In either case, the selection process should make clear which roles the PPP, which serves as the plan fiduciary, will also play, and what other providers will be used by the PEP for additional services, such as investment management or recordkeeping, Parks says.

“Employers need to think about what criteria is important to them for each of the different roles within a PEP,” Ferraro says.

Considering Roles in Plan Management

Some PPPs might provide the funds for the PEP, while others have an open architecture, meaning the plan investment menu can include funds from different providers. PEPs that work with fewer providers might have lower costs, but that doesn’t mean they’re automatically the best option.

“You don’t have to pick the cheaper of the two,” Kaleda says. “But if you pick the more expensive one, you have to be able to justify why. It should be because it’s in the best interest of the participants.”

The appeal of many PEPs for plan sponsors is that the PPP might take on, or work with another vendor to provide, a 3(16) administrative fiduciary role, with responsibility for day-to-day plan management and decisions on things like participant loans and distributions. The PPP or a partner provider might take on a 3(38) investment manager role as well.

“If you’ve been doing administrator tasks yourself, and you’re moving to a 3(16), you’re going to want to make sure you understand the roles and responsibilities,” Parks says. “How will you work with that provider in terms of the workflow and the approval process? How often do you need to be in the loop or not?”

While many vendors have introduced PEPs to market, they’re still a relatively nascent product, which means that the plan sponsors might not find all the bells and whistles available from some individual 401(k) plan providers. Employers will want to look at what type of features any given PEP includes, such as the investment menu, plan design features, and financial wellness or other education-related offerings.

“They might be perceived as being a little restrictive in what they’re offering you,” Parks says. “It’s one-size-fits-most. So, if you already have a plan and provisions that you’ve chosen, you’re going to want to make sure it’s compatible with the PEP. You may need to make some changes or modernize your existing plan design.”

Employers that are looking to roll an existing plan into a PEP will also need to make sure that the transition doesn’t run afoul of the Employee Retirement Income Security Act anti-cutback rules, which prevent plan fiduciaries from moving to a plan design that offers less generous benefits than what employees had been getting.

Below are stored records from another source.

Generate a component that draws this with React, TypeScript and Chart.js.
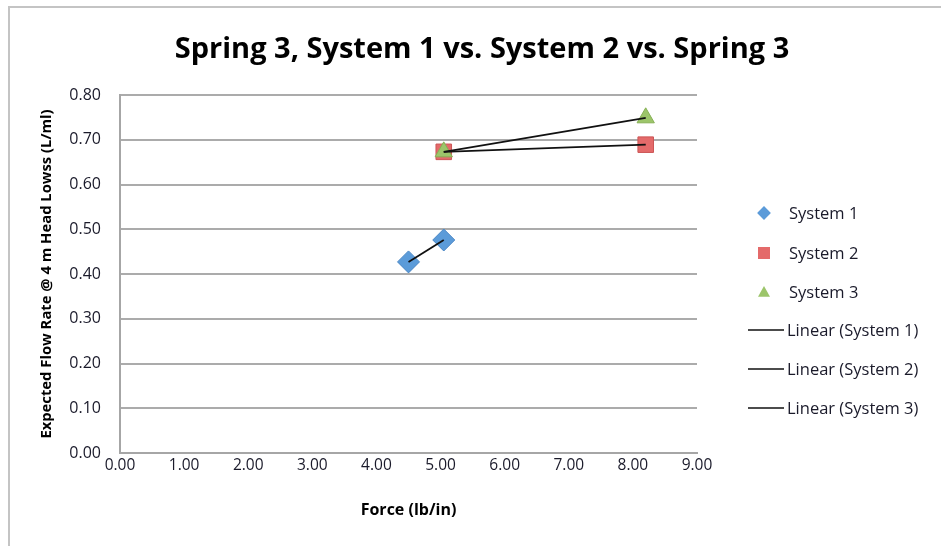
import React, { useEffect, useRef } from "react";
import { Chart, registerables } from "chart.js";

Chart.register(...registerables);

const chartTitle = "Spring 3, System 1 vs. System 2 vs. Spring 3";
const xAxisTitle = "Force (lb/in)";
const yAxisTitle = "Expected Flow Rate @ 4 m Head Lowss (L/ml)";

const system1X = [4.5, 5.05];
const system1Y = [0.427, 0.476];
const system2X = [5.05, 8.2];
const system2Y = [0.673, 0.689];
const system3X = [5.05, 8.2];
const system3Y = [0.673, 0.749];

const seriesNames = ["System 1", "System 2", "System 3"];
const trendNames = ["Linear (System 1)", "Linear (System 2)", "Linear (System 3)"];
const seriesColors = ["#5b9bd9", "#e46a6a", "#9cc56a"];
const seriesBorders = ["#4a86c4", "#cc5555", "#86b055"];
const seriesStyles = ["rectRot", "rect", "triangle"];

const FONT = "'Open Sans', 'DejaVu Sans', sans-serif";

function pts(xs: number[], ys: number[]) {
  return xs.map((x, i) => ({ x, y: ys[i] }));
}

function drawMarker(ctx: CanvasRenderingContext2D, style: string, x: number, y: number, r: number) {
  ctx.beginPath();
  if (style === "rectRot") {
    ctx.moveTo(x, y - r * 1.15);
    ctx.lineTo(x + r * 1.15, y);
    ctx.lineTo(x, y + r * 1.15);
    ctx.lineTo(x - r * 1.15, y);
  } else if (style === "rect") {
    ctx.rect(x - r, y - r, r * 2, r * 2);
  } else {
    ctx.moveTo(x, y - r);
    ctx.lineTo(x + r, y + r * 0.8);
    ctx.lineTo(x - r, y + r * 0.8);
  }
  ctx.closePath();
  ctx.fill();
}

const titleLegendPlugin = {
  id: "titleLegend",
  afterDraw(chart: any) {
    const ctx = chart.ctx;
    ctx.save();
    ctx.fillStyle = "#000";
    ctx.font = `bold 29px ${FONT}`;
    ctx.textAlign = "center";
    ctx.textBaseline = "middle";
    ctx.fillText(chartTitle, 482, 50);

    ctx.font = `16.5px ${FONT}`;
    ctx.textAlign = "left";
    const markerYs = [213, 253, 292];
    seriesNames.forEach((name, i) => {
      const y = markerYs[i];
      ctx.fillStyle = seriesColors[i];
      drawMarker(ctx, seriesStyles[i], 764, y, 6);
      ctx.fillStyle = "#1a1a2a";
      ctx.fillText(name, 789, y + 1);
    });
    const lineYs = [330, 369, 408];
    trendNames.forEach((name, i) => {
      const y = lineYs[i];
      ctx.strokeStyle = "#111";
      ctx.lineWidth = 1.5;
      ctx.beginPath();
      ctx.moveTo(748, y);
      ctx.lineTo(784, y);
      ctx.stroke();
      ctx.fillStyle = "#1a1a2a";
      ctx.fillText(name, 787, y + 1);
    });
    ctx.restore();
  },
};

export default function App() {
  const ref = useRef<HTMLCanvasElement>(null);

  useEffect(() => {
    if (!ref.current) return;
    const trend = (xs: number[], ys: number[], label: string) => ({
      label,
      data: pts(xs, ys),
      showLine: true,
      borderColor: "#111",
      borderWidth: 1.8,
      pointRadius: 0,
      pointHoverRadius: 0,
      fill: false,
      order: 0,
    });
    const scatter = (xs: number[], ys: number[], i: number) => ({
      label: seriesNames[i],
      data: pts(xs, ys),
      showLine: false,
      pointStyle: seriesStyles[i],
      pointRadius: i === 2 ? 10 : 11,
      backgroundColor: seriesColors[i],
      borderColor: seriesBorders[i],
      borderWidth: 1,
      order: 3 - i,
    });
    const chart = new Chart(ref.current, {
      type: "scatter",
      data: {
        datasets: [
          trend(system1X, system1Y, trendNames[0]),
          trend(system2X, system2Y, trendNames[1]),
          trend(system3X, system3Y, trendNames[2]),
          scatter(system1X, system1Y, 0),
          scatter(system2X, system2Y, 1),
          scatter(system3X, system3Y, 2),
        ] as any,
      },
      options: {
        animation: false,
        responsive: false,
        maintainAspectRatio: false,
        layout: { padding: { top: 95, bottom: 24, left: 36, right: 244 } },
        plugins: {
          legend: { display: false },
          title: { display: false },
          tooltip: { enabled: false },
        },
        scales: {
          x: {
            type: "linear",
            min: 0,
            max: 9,
            afterFit: (s: any) => {
              s.height = 69;
            },
            ticks: {
              stepSize: 1,
              padding: 3,
              color: "#1a1a2a",
              font: { family: FONT, size: 15.5 },
              callback: (v: any) => Number(v).toFixed(2),
            },
            grid: { display: false, drawTicks: false },
            border: { display: true, color: "#a6a6a6", width: 2 },
            title: {
              display: true,
              text: xAxisTitle,
              color: "#000",
              font: { family: FONT, size: 16, weight: "bold" },
              padding: { top: 4, bottom: 2 },
            },
          },
          y: {
            type: "linear",
            min: 0,
            max: 0.8,
            afterFit: (s: any) => {
              s.width = 84;
            },
            ticks: {
              stepSize: 0.1,
              padding: 19,
              color: "#1a1a2a",
              font: { family: FONT, size: 16 },
              callback: (v: any) => Number(v).toFixed(2),
            },
            grid: { display: true, color: "#ababab", lineWidth: 2, drawTicks: false },
            border: { display: true, color: "#a6a6a6", width: 2 },
            title: {
              display: true,
              text: yAxisTitle,
              color: "#000",
              font: { family: FONT, size: 14.8, weight: "bold" },
              padding: { top: 2, bottom: 0 },
            },
          },
        },
      } as any,
      plugins: [titleLegendPlugin],
    });
    return () => chart.destroy();
  }, []);

  return (
    <div style={{ position: "fixed", left: 0, top: 0, width: 941, height: 546, background: "#fff" }}>
      <div
        style={{
          position: "absolute",
          left: 8,
          top: 6,
          width: 960,
          height: 560,
          borderLeft: "2px solid #c4c4c4",
          borderTop: "2px solid #c4c4c4",
        }}
      />
      <canvas ref={ref} width={941} height={546} style={{ position: "absolute", left: 0, top: 0 }} />
    </div>
  );
}
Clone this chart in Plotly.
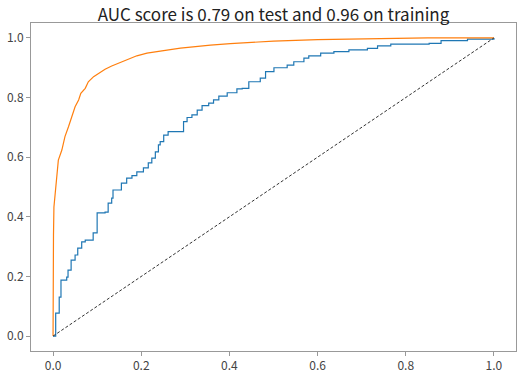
import plotly.graph_objects as go

# Test ROC curve (blue)
test_fpr = [0.0, 0.006, 0.014, 0.018, 0.031, 0.034, 0.041, 0.05, 0.056, 0.065, 0.073,
            0.091, 0.1, 0.118, 0.125, 0.133, 0.136, 0.155, 0.167, 0.179, 0.19, 0.205,
            0.216, 0.224, 0.232, 0.239, 0.243, 0.251, 0.261, 0.296, 0.304, 0.315, 0.327,
            0.338, 0.353, 0.364, 0.376, 0.395, 0.417, 0.429, 0.444, 0.47, 0.482, 0.501,
            0.531, 0.546, 0.569, 0.58, 0.607, 0.637, 0.671, 0.713, 0.736, 0.766, 0.853,
            0.88, 0.94, 1.0]
test_tpr = [0.0, 0.077, 0.131, 0.188, 0.198, 0.221, 0.255, 0.272, 0.295, 0.316, 0.322,
            0.346, 0.413, 0.416, 0.446, 0.463, 0.49, 0.513, 0.53, 0.538, 0.551, 0.564,
            0.581, 0.597, 0.618, 0.641, 0.652, 0.674, 0.686, 0.719, 0.733, 0.742, 0.758,
            0.773, 0.781, 0.792, 0.805, 0.816, 0.829, 0.831, 0.853, 0.865, 0.887, 0.9,
            0.909, 0.92, 0.932, 0.94, 0.949, 0.954, 0.96, 0.965, 0.973, 0.979, 0.982,
            0.991, 0.996, 1.0]

# Training ROC curve (orange)
train_fpr = [0.0, 0.0, 0.001, 0.002, 0.007, 0.012, 0.02, 0.027, 0.035, 0.042, 0.05,
             0.058, 0.063, 0.073, 0.08, 0.092, 0.103, 0.118, 0.133, 0.164, 0.19, 0.213,
             0.24, 0.266, 0.289, 0.32, 0.357, 0.402, 0.45, 0.5, 0.6, 0.698, 0.766, 0.85, 1.0]
train_tpr = [0.0, 0.33, 0.34, 0.433, 0.523, 0.59, 0.624, 0.669, 0.702, 0.736, 0.769,
             0.792, 0.814, 0.831, 0.853, 0.87, 0.881, 0.895, 0.906, 0.924, 0.94, 0.949,
             0.956, 0.961, 0.966, 0.971, 0.976, 0.981, 0.985, 0.989, 0.994, 0.996, 0.999, 1.0, 1.0]

diag = [0.0, 1.0]
tick_vals = [0.0, 0.2, 0.4, 0.6, 0.8, 1.0]
title_text = "AUC score is 0.79 on test and 0.96 on training"

fig = go.Figure()
fig.add_trace(go.Scatter(x=test_fpr, y=test_tpr, mode="lines", line_shape="hv",
                         line=dict(color="#1f77b4", width=1.2)))
fig.add_trace(go.Scatter(x=train_fpr, y=train_tpr, mode="lines",
                         line=dict(color="#ff7f0e", width=1.2)))
fig.add_trace(go.Scatter(x=diag, y=diag, mode="lines",
                         line=dict(color="#333333", width=1, dash="3px,2px")))

axis_common = dict(showgrid=False, zeroline=False, showline=True, mirror=True,
                   linecolor="#999999", linewidth=1, ticks="outside", ticklen=4,
                   tickcolor="#999999", tickvals=tick_vals, tickformat=".1f",
                   automargin=False,
                   tickfont=dict(family="Noto Sans CJK SC, DejaVu Sans", size=12, color="#444444"))

fig.update_layout(
    width=532, height=378,
    margin=dict(l=31, r=16, t=23, b=27, autoexpand=False),
    paper_bgcolor="white", plot_bgcolor="white",
    showlegend=False,
    hovermode=False,
    title=dict(text=title_text, x=0.5, xanchor="center", xref="paper",
               y=0.977, yref="container", yanchor="top", automargin=False,
               font=dict(family="Noto Sans CJK SC, DejaVu Sans", size=17, color="#222222")),
    xaxis=dict(range=[-0.05, 1.05], **axis_common),
    yaxis=dict(range=[-0.05, 1.05], **axis_common),
)

fig.write_html("out.html", config={"displayModeBar": False, "staticPlot": True},
               post_script="document.body.style.margin='0';")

Another question the RFP should ask is which payroll providers the PEP can integrate with. “Ideally, the PEP should have the ability to integrate with your payroll,” Parks says. “Good, clean, frequent payroll data is what will make everything successful.”

Once a plan sponsor has received RFPs from multiple providers, Parks says, they should approach the selection process as they would any other fiduciary decision: Using a measured, documented process.

As with all fiduciary decisions, cost is an important factor, but not the only one that employers should consider when selecting a PEP. Still, plan sponsors should ask about additional fees, as some PEPs might levy additional charges for services like the required annual audit, says Parks.

When making the final decision on a PPP, plan sponsors “want to make sure you’re comparing apples to apples,” Parks says. “You might need to do a spreadsheet for side-by-side comparison. If you’re in any doubt about something, ask for clarification.”

RFPs can also help employers with their fiduciary responsibility to monitor PPPs over time. Employers should keep in mind that since many PEPs are brand new, it’s possible that providers’ offerings and delivery models will evolve over time.